Communist rebels in the Philippines have withdrawn the unilateral cease-fire they declared last year with the government of President Rodrigo Duterte, citing his administration’s failure to release all political prisoners and the military’s alleged encroachment on territory under their control.

In a statement posted Wednesday on its official website, the New People’s Army, the armed wing of Communist Party of the Philippines, said the August 2016 unilateral declaration of interim cease-fire is terminated as of the late on Feb. 10.

“From today until the expiration of the cease-fire declaration, all commands and units of the NPA, including the people’s militia and self-defense corps, are tasked to take the initiative and more vigorously carry out active defense in order to defend the people and revolutionary forces,” said NPA spokesperson Ka Oris.

Ka Oris said they must counteract, frustrate, and punish the Armed Forces of the Philippines, pro-government militiamen, and the Philippine National Police, including interior patrol operations.

According to him, the government has not complied with its obligation to amnesty and release all political prisoners and in fulfillment of the promise of President Duterte.

“The unilateral cease-fire declaration was issued on the mutual understanding with the government panel that such releases would take effect within 60 days of Aug. 28,” he said.

The NPA said the Duterte regime failed to fulfill the obligation even though the CPP obliged it by extending the cease-fire declaration to more than 150 days.

“The GRP [government panel] has treacherously taken advantage of the unilateral declaration of interim cease-fire to encroach on the territory of the people’s democratic government,” said Ka Oris.

Still support peace talks

Across 164 municipalities and 43 provinces, the NPA spokesperson claimed the GRP’s armed forces have occupied at least 500 barrios which are within the authority of the revolutionary government.

Adding that this in clear violation of the spirit of the reciprocal cease-fire declarations, he said government troops have units against the NPA across the country.

Ka Oris cited a Jan. 21 firefight which broke out as government troops waged offensive operations against an NPA platoon in Makilala, North Cotabato, resulting in the death of eight soldiers and a communist rebel.

He, however, said even as they terminate the unilateral interim cease-fire, they continue to support the government and NDF peace negotiations within the framework of The Hague Joint Declaration of 1992.

“It is possible to negotiate while fighting until substantive agreements are forged to address the roots of the armed conflict and lay the basis for a just and lasting peace,” he said.

The NPA was established in 1969 with its political arm, the NDF, which is the umbrella organization of communist-run organizations, and it represents the CPP-NPA in negotiations with the Philippine government.

The armed struggle of the CPP-NPA is Asia’s longest-running communist insurgency.
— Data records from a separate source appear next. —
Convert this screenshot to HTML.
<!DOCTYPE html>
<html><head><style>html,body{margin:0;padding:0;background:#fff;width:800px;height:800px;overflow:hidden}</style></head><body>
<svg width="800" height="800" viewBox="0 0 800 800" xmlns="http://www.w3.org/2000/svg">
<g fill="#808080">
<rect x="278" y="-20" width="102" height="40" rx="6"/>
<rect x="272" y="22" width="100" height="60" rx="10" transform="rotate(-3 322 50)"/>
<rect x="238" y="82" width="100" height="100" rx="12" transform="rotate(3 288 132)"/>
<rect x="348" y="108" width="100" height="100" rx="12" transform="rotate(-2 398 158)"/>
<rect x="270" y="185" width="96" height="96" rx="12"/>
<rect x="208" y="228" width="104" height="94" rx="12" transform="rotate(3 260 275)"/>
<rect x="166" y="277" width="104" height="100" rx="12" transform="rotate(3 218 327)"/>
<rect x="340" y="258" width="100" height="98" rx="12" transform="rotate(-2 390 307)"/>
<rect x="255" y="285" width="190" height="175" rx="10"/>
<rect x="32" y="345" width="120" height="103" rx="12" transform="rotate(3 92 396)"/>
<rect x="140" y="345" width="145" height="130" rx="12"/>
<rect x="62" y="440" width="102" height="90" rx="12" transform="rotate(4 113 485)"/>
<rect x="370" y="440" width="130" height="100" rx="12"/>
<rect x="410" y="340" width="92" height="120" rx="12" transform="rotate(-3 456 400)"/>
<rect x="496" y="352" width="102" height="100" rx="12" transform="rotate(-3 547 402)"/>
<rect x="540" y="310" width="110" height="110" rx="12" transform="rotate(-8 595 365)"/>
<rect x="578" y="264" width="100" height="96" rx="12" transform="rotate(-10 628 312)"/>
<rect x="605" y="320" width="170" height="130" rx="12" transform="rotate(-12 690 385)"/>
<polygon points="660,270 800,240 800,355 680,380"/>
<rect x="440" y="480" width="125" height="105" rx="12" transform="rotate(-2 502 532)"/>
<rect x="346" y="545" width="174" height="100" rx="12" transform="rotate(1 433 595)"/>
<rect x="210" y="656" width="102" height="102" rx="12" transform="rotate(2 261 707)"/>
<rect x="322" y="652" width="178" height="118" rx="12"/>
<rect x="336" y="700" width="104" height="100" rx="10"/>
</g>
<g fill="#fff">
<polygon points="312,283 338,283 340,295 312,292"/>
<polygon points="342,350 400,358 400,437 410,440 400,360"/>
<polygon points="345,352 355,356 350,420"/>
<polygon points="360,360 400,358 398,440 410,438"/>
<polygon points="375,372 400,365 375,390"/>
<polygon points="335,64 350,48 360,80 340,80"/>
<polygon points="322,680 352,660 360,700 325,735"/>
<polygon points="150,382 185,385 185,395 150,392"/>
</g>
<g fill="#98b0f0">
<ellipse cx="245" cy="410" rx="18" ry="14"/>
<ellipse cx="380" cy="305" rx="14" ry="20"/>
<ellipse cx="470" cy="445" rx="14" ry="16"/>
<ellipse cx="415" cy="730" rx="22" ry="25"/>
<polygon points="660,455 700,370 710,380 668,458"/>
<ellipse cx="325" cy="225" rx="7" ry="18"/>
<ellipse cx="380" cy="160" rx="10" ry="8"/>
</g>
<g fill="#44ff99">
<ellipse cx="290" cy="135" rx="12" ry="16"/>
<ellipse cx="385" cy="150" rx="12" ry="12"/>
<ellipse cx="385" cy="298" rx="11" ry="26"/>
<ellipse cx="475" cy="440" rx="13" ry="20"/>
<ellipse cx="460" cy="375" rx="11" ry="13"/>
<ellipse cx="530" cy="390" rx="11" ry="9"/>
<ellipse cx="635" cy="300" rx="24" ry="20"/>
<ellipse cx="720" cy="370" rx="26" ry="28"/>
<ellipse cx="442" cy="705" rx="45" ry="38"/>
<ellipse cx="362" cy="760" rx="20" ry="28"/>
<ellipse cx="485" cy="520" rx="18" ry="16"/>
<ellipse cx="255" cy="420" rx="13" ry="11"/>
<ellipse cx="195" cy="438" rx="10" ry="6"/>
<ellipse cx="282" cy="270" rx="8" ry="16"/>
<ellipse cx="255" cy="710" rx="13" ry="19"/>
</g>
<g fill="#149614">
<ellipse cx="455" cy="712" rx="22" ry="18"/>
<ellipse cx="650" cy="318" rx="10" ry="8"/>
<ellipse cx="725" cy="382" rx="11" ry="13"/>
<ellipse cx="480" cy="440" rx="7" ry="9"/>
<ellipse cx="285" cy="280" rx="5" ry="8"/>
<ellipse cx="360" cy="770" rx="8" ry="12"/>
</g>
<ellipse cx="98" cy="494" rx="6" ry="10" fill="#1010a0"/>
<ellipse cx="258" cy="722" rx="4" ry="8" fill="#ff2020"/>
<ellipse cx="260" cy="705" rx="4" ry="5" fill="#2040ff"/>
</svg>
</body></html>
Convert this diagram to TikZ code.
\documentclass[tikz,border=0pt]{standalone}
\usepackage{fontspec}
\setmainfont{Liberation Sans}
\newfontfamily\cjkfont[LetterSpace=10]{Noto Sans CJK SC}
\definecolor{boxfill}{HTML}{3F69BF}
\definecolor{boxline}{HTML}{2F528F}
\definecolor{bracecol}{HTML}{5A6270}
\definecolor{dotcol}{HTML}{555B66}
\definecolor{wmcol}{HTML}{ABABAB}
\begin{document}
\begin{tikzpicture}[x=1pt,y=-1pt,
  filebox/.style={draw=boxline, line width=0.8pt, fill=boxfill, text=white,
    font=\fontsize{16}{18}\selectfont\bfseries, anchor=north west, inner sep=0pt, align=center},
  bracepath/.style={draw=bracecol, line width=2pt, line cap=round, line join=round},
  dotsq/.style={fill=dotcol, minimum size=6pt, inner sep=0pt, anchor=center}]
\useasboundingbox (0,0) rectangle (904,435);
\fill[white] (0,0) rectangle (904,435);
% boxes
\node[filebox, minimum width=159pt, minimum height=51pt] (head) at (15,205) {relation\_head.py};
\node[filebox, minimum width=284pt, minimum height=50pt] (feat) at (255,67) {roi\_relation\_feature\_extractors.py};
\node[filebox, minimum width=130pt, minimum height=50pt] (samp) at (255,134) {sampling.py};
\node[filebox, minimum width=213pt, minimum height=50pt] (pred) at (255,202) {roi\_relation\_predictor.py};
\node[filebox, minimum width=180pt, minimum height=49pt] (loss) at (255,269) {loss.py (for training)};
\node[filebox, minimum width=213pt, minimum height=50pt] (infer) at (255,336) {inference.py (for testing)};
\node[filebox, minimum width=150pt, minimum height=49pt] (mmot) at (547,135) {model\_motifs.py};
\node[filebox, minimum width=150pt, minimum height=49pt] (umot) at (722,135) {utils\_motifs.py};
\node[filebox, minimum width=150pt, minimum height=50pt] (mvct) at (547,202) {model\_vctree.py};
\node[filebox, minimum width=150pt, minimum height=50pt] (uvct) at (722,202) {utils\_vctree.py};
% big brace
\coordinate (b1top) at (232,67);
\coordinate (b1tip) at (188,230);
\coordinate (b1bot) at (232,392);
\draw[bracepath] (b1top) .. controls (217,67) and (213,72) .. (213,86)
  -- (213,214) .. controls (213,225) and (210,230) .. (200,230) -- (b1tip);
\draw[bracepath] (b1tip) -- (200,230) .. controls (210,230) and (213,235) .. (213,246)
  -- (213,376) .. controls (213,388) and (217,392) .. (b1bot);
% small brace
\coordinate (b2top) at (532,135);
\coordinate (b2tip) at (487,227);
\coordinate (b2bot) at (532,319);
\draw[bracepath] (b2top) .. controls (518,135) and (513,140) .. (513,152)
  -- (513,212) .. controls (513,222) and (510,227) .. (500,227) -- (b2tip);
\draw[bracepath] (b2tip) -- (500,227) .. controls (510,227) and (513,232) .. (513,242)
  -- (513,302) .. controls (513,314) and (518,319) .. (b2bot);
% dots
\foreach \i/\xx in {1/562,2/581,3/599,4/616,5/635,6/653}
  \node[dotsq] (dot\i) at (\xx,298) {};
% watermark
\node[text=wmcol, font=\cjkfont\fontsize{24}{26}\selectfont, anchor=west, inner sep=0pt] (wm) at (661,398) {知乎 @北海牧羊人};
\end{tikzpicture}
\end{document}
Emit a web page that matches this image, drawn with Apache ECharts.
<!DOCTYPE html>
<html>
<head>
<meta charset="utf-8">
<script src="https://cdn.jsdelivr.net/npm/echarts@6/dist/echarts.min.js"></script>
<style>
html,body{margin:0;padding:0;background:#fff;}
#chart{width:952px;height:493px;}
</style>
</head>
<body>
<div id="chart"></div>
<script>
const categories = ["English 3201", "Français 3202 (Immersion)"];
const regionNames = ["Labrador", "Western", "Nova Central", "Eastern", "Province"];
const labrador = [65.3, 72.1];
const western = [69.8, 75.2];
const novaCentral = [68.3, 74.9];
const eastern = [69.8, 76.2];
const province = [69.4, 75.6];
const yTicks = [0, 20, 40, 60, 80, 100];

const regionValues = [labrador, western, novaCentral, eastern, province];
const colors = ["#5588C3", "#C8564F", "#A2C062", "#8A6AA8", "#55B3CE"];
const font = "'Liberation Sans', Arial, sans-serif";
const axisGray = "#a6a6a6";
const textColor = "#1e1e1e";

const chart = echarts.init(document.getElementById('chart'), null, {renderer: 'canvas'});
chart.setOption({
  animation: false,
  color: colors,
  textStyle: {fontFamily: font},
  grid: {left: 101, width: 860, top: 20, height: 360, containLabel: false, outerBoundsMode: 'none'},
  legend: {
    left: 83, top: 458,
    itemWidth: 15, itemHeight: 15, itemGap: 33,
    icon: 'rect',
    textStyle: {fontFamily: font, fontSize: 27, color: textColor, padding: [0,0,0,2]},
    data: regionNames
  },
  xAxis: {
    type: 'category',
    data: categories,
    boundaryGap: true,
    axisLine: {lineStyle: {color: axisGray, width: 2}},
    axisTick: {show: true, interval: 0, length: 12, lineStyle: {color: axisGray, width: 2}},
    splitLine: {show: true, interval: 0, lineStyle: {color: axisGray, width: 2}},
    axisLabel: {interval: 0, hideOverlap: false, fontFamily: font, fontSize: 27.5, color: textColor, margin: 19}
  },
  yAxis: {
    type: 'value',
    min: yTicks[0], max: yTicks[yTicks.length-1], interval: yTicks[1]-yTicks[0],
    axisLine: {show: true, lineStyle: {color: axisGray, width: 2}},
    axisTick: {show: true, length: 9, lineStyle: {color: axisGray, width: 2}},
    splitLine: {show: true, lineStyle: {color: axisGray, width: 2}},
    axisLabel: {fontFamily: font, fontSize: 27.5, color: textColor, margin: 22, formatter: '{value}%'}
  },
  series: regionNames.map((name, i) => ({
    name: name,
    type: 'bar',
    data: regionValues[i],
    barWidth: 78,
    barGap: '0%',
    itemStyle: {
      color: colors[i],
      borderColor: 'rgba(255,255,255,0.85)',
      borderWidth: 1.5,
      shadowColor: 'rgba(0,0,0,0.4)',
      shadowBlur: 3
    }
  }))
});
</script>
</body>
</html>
Since its establishment, the group has engaged in guerrilla warfare against government forces.

Government response

The head of the Philippine government peace panel expressed dismay about the scuttled cease-fire.

“This cancellation came just after some progress we made in the third round of peace talks in Rome,” Jesus Dureza, secretary of the Office Presidential Adviser on the Peace Process, said in a statement.

Dureza said they will recommend to Duterte that the government continue to maintain and uphold the unilateral cease-fire to sustain peace in the communities where the people want to live in peace.

At the same, he said they will recommend that government forces continue to be relentless in their campaign to protect civilians from harm and terrorism.

“We agree that the situation, with various incidents on the ground, had become untenable to sustain without the guidelines and protocols that a bilateral cease-fire provides.”

“We are still hopeful that the search for peace will continue and the tragedy of Filipinos fighting fellow Filipinos will come to an early end. As we always stress, the road to peace is not easy to traverse. What is important is that we all stay the course,” he concluded.